* [WHAT THE TASK ASKS]: Retype only the lines running from the beginning of the entries below to the line with "import * as", both included. Do not include pictures.

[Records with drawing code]

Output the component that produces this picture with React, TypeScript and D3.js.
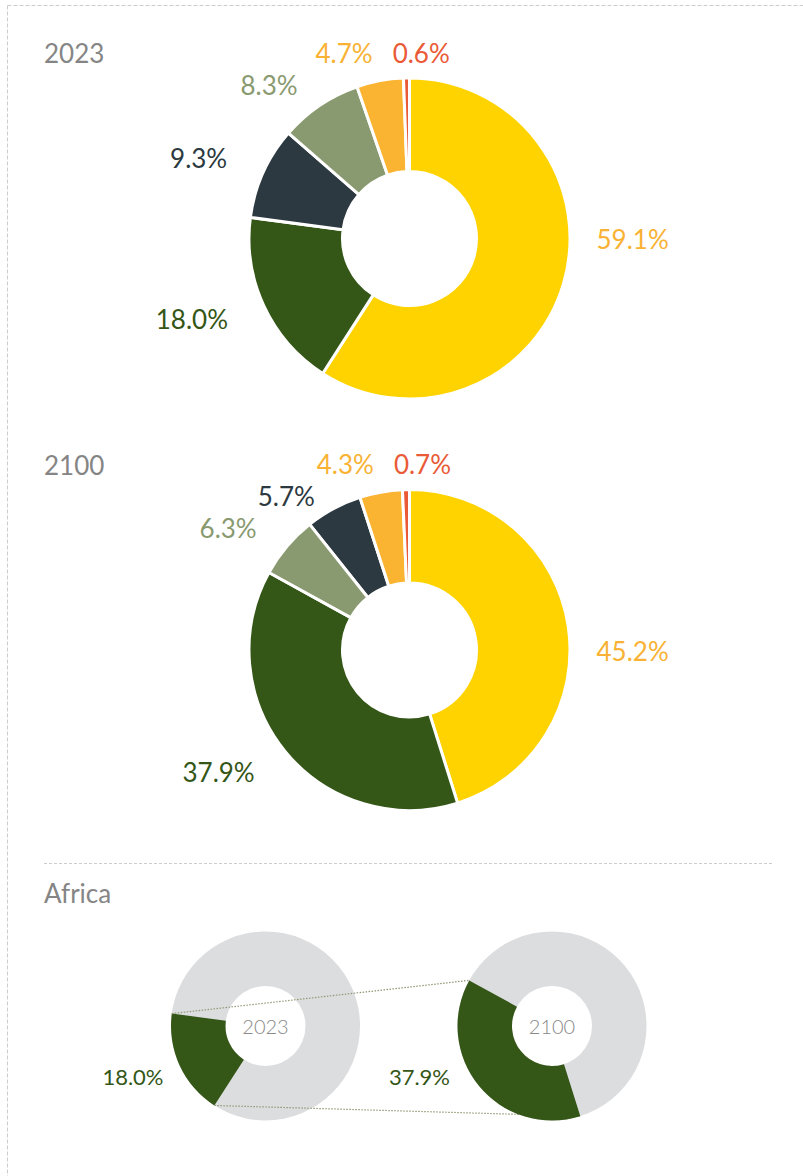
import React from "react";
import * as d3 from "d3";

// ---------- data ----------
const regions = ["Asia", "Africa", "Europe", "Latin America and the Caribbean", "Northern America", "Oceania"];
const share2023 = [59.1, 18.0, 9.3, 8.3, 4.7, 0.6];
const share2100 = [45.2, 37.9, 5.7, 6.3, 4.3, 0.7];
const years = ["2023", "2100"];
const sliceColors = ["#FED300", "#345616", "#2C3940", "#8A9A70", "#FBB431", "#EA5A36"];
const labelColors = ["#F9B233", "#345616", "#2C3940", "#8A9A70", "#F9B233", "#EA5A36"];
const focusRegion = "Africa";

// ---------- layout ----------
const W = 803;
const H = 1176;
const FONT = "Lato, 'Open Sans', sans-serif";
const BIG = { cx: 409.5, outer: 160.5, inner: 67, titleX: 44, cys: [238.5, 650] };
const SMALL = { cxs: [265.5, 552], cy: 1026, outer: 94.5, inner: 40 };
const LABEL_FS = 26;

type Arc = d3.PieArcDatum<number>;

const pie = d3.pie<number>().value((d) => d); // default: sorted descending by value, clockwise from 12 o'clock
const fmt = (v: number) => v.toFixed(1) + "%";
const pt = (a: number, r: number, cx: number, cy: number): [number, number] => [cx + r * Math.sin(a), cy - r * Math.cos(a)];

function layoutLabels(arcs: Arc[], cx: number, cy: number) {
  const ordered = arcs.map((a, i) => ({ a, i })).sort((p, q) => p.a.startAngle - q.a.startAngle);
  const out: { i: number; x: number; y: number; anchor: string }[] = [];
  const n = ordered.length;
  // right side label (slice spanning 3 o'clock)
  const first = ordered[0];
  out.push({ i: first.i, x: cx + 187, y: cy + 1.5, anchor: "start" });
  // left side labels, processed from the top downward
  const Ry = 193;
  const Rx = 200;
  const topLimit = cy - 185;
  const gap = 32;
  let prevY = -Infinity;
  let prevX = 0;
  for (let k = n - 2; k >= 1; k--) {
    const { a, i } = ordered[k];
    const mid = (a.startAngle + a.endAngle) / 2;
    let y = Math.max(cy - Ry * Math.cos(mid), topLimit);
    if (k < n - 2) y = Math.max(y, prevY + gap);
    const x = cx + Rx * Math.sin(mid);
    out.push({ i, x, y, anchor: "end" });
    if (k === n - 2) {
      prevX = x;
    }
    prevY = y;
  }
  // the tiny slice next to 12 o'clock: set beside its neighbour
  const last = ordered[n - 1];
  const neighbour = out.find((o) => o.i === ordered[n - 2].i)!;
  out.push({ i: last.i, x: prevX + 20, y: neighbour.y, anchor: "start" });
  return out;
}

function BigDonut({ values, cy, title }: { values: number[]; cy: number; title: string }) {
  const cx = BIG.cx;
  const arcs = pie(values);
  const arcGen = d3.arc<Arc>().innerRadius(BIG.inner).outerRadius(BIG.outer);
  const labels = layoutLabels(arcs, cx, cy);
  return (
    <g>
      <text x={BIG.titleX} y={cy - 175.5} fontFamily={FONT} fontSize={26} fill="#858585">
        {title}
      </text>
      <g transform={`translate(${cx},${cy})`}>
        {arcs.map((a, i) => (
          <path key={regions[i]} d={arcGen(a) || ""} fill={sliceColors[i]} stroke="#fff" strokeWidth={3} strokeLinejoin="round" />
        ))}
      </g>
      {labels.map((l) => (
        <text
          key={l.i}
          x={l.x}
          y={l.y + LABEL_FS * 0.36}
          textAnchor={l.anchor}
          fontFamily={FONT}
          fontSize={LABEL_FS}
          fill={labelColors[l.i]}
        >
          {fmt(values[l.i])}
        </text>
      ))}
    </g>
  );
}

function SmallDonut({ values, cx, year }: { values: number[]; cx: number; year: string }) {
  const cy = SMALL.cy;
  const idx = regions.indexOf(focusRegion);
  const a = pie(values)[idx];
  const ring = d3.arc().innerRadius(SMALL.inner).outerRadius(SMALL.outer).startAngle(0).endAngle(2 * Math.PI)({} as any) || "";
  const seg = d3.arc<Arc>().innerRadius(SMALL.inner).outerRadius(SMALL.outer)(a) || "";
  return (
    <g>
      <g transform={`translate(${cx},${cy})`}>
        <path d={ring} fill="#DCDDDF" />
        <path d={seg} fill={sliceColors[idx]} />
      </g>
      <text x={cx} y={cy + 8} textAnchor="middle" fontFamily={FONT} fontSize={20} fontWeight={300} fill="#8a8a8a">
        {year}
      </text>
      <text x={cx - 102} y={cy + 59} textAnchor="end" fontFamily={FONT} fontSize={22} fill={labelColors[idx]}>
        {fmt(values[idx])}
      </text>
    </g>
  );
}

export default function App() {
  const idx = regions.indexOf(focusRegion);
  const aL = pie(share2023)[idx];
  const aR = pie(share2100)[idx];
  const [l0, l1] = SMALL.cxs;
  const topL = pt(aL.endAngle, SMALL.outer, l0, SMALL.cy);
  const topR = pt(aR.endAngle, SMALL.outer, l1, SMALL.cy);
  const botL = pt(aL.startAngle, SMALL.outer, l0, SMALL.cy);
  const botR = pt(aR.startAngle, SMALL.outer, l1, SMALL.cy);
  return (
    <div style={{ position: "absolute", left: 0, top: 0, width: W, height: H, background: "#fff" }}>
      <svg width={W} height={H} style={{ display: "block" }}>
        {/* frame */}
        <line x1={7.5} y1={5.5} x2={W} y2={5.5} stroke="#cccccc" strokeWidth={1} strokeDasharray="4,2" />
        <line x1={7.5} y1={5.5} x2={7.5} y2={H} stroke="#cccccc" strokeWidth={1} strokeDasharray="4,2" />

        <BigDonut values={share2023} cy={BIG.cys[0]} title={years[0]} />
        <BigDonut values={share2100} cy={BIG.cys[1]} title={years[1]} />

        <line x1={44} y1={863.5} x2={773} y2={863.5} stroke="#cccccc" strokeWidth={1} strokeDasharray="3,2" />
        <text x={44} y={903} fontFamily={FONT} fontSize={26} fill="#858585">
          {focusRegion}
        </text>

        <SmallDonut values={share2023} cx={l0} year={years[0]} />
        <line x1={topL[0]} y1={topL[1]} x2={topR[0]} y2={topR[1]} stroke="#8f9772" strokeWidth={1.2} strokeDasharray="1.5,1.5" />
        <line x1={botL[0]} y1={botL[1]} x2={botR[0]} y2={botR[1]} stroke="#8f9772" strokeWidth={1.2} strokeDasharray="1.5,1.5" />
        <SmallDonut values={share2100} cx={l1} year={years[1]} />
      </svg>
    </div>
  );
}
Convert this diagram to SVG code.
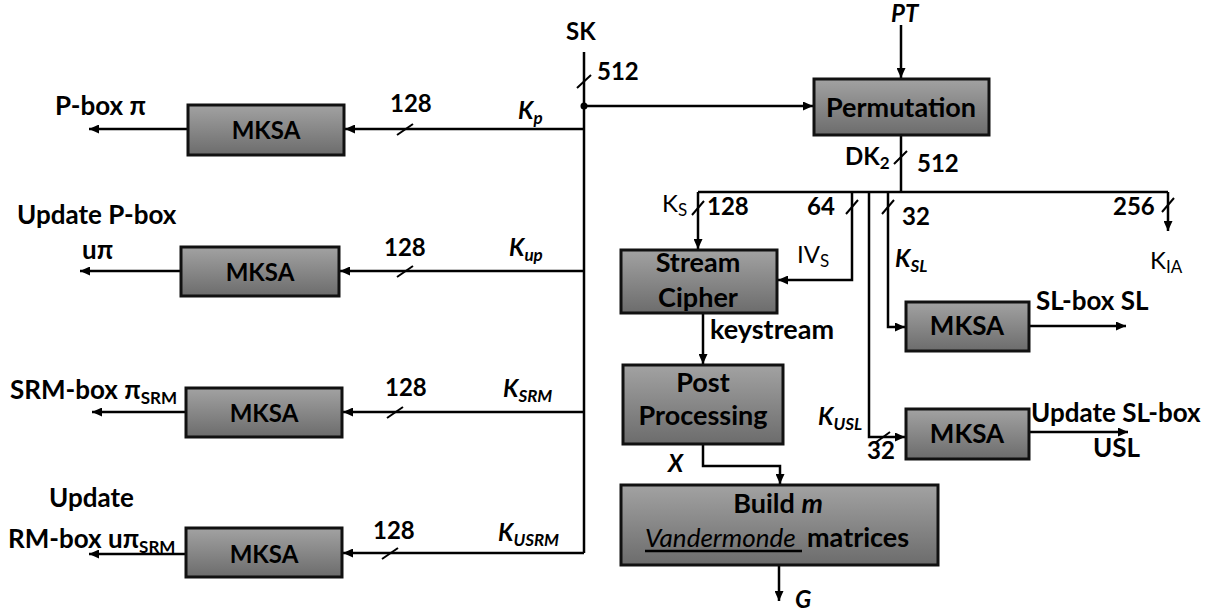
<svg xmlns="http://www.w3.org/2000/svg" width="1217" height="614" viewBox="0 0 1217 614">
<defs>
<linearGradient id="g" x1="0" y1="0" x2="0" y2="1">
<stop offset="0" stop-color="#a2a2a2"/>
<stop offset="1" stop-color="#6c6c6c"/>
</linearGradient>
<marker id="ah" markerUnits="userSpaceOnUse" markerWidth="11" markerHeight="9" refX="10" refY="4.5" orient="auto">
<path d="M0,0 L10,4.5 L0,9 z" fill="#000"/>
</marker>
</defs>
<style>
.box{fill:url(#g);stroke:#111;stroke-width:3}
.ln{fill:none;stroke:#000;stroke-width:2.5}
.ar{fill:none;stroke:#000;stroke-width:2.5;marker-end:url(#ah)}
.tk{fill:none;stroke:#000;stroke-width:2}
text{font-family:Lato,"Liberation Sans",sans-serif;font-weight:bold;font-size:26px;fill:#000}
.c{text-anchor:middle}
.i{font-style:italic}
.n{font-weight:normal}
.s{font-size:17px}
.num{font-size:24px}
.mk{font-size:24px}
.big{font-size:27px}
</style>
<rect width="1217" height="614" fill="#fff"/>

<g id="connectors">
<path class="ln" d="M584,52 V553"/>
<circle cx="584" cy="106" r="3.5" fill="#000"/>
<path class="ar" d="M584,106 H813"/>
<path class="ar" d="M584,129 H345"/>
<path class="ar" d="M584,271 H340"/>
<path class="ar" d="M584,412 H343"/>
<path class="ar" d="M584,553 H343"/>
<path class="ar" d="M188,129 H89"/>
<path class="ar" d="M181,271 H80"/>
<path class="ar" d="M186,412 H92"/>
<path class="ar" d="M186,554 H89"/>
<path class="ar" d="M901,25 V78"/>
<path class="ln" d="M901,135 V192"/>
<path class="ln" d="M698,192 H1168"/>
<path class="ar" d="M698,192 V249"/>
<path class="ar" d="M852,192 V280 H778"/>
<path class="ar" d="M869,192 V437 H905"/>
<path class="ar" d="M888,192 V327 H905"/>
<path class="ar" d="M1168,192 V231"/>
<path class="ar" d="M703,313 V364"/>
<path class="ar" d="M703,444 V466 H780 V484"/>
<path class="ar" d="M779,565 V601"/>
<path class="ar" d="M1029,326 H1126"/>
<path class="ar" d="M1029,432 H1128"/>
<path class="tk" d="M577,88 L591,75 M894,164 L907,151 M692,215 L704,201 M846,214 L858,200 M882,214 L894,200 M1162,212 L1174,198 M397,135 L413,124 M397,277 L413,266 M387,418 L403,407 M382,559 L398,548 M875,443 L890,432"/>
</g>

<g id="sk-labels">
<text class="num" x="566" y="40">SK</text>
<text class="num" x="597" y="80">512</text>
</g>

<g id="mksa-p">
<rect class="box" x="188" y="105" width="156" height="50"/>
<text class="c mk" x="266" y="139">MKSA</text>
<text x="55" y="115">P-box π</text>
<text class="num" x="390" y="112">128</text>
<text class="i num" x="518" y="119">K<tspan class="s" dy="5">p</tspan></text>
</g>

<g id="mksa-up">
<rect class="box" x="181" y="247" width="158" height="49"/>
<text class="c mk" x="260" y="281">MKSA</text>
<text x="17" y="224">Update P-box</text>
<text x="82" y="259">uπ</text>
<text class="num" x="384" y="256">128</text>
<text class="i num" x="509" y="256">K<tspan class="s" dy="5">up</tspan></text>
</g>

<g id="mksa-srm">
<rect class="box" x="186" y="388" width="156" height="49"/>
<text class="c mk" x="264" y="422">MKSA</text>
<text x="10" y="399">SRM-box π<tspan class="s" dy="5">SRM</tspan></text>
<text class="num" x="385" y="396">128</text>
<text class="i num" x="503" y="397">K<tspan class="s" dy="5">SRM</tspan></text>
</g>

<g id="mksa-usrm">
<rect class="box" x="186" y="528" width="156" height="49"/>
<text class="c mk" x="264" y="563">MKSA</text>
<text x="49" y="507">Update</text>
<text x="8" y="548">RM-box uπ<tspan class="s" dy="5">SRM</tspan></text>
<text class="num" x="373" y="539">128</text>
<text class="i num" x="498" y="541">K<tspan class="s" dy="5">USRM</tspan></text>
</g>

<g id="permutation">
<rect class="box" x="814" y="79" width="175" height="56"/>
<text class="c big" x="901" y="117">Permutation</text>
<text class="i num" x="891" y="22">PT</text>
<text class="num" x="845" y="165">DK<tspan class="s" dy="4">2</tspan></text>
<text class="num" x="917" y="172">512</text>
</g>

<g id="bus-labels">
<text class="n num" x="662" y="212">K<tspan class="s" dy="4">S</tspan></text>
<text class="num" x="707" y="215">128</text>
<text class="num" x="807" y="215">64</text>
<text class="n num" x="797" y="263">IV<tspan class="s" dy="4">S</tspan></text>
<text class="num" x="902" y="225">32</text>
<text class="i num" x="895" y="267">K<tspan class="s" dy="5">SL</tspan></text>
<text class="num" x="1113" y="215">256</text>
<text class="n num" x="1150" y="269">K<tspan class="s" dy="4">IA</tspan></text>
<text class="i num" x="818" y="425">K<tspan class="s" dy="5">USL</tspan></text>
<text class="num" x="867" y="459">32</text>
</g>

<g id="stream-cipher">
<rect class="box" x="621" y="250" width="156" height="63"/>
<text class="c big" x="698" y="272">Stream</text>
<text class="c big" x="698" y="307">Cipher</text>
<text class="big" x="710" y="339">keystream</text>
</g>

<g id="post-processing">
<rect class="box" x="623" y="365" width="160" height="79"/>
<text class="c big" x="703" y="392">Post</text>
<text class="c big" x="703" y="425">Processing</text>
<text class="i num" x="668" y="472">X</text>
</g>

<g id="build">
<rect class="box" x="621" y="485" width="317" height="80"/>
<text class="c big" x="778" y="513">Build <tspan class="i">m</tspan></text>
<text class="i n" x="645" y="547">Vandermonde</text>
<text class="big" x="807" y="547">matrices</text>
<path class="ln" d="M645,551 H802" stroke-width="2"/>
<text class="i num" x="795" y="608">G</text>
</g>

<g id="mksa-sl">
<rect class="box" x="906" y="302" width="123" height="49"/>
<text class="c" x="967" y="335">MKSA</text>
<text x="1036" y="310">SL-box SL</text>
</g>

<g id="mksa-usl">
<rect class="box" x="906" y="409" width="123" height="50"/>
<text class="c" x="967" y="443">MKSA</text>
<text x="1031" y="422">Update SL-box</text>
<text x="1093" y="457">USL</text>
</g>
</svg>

* [RESPONSE TO THIS TASK]:
Output the component that produces this picture with React, TypeScript and D3.js.
import React from "react";
import * as d3 from "d3";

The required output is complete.